## Required task
The lines from the top of the material below through the line containing "alpha=0.75, zorder=4, capstyle='round'))" are to be printed exactly, with pictures omitted.

● ● ● ● ● ● ●

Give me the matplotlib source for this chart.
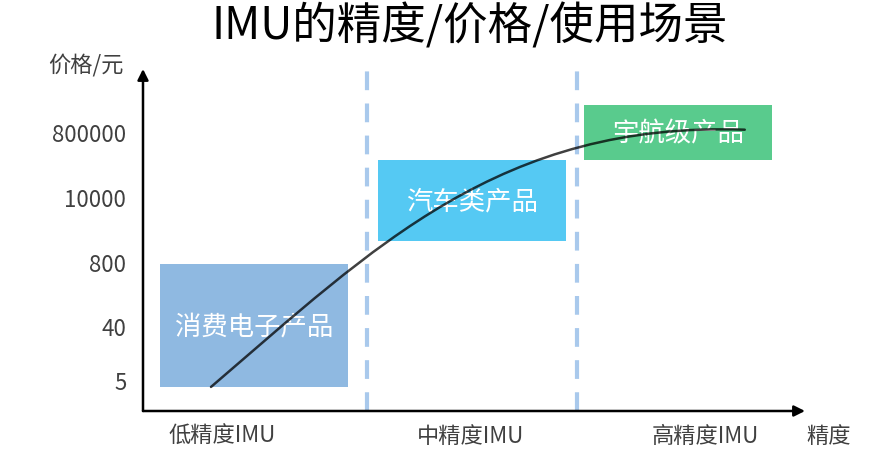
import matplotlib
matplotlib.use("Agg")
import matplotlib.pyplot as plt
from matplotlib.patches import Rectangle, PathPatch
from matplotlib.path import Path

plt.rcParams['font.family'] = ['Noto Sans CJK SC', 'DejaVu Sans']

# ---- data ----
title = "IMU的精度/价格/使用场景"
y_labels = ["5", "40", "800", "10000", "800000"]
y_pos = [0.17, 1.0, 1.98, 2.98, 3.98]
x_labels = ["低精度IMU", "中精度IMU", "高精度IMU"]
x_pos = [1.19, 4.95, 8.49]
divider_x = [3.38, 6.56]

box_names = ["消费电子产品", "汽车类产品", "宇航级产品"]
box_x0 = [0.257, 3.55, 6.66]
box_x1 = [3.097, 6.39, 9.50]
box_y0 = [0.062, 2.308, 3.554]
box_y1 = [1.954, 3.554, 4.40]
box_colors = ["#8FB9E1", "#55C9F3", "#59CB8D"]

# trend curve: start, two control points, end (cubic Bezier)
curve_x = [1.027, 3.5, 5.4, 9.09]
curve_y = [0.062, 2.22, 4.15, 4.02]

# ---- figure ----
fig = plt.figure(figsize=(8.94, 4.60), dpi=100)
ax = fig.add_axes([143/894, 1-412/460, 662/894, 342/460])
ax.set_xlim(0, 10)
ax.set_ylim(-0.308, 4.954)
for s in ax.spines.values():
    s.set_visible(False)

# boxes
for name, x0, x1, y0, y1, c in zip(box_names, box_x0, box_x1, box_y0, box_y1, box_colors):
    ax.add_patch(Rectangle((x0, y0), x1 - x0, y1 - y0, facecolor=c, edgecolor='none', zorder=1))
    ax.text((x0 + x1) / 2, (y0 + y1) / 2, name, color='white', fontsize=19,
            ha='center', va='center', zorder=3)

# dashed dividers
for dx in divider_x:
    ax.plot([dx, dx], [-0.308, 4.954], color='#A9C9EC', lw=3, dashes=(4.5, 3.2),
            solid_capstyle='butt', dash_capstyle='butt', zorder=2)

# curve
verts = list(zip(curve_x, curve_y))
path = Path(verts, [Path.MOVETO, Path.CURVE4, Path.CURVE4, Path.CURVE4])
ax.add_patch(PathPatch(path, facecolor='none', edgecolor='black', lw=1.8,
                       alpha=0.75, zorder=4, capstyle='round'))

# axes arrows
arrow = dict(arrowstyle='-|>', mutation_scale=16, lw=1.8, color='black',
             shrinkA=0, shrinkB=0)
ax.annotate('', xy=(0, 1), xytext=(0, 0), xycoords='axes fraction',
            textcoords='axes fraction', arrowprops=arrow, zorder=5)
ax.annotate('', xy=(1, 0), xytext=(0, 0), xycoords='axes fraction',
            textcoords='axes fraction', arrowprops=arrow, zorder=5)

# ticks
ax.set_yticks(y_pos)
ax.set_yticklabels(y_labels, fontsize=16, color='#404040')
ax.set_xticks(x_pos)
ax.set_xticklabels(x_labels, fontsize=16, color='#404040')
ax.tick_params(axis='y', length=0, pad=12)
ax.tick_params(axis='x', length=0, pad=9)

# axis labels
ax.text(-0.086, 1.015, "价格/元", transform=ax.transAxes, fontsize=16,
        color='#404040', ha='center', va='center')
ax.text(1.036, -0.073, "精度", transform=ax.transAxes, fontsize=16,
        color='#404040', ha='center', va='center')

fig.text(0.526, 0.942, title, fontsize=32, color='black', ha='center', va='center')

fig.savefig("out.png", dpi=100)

● ● ● ● ● ● ●

## Result of the task
Give me the matplotlib source for this chart.
import matplotlib
matplotlib.use("Agg")
import matplotlib.pyplot as plt
from matplotlib.patches import Rectangle, PathPatch
from matplotlib.path import Path

plt.rcParams['font.family'] = ['Noto Sans CJK SC', 'DejaVu Sans']

# ---- data ----
title = "IMU的精度/价格/使用场景"
y_labels = ["5", "40", "800", "10000", "800000"]
y_pos = [0.17, 1.0, 1.98, 2.98, 3.98]
x_labels = ["低精度IMU", "中精度IMU", "高精度IMU"]
x_pos = [1.19, 4.95, 8.49]
divider_x = [3.38, 6.56]

box_names = ["消费电子产品", "汽车类产品", "宇航级产品"]
box_x0 = [0.257, 3.55, 6.66]
box_x1 = [3.097, 6.39, 9.50]
box_y0 = [0.062, 2.308, 3.554]
box_y1 = [1.954, 3.554, 4.40]
box_colors = ["#8FB9E1", "#55C9F3", "#59CB8D"]

# trend curve: start, two control points, end (cubic Bezier)
curve_x = [1.027, 3.5, 5.4, 9.09]
curve_y = [0.062, 2.22, 4.15, 4.02]

# ---- figure ----
fig = plt.figure(figsize=(8.94, 4.60), dpi=100)
ax = fig.add_axes([143/894, 1-412/460, 662/894, 342/460])
ax.set_xlim(0, 10)
ax.set_ylim(-0.308, 4.954)
for s in ax.spines.values():
    s.set_visible(False)

# boxes
for name, x0, x1, y0, y1, c in zip(box_names, box_x0, box_x1, box_y0, box_y1, box_colors):
    ax.add_patch(Rectangle((x0, y0), x1 - x0, y1 - y0, facecolor=c, edgecolor='none', zorder=1))
    ax.text((x0 + x1) / 2, (y0 + y1) / 2, name, color='white', fontsize=19,
            ha='center', va='center', zorder=3)

# dashed dividers
for dx in divider_x:
    ax.plot([dx, dx], [-0.308, 4.954], color='#A9C9EC', lw=3, dashes=(4.5, 3.2),
            solid_capstyle='butt', dash_capstyle='butt', zorder=2)

# curve
verts = list(zip(curve_x, curve_y))
path = Path(verts, [Path.MOVETO, Path.CURVE4, Path.CURVE4, Path.CURVE4])
ax.add_patch(PathPatch(path, facecolor='none', edgecolor='black', lw=1.8,
                       alpha=0.75, zorder=4, capstyle='round'))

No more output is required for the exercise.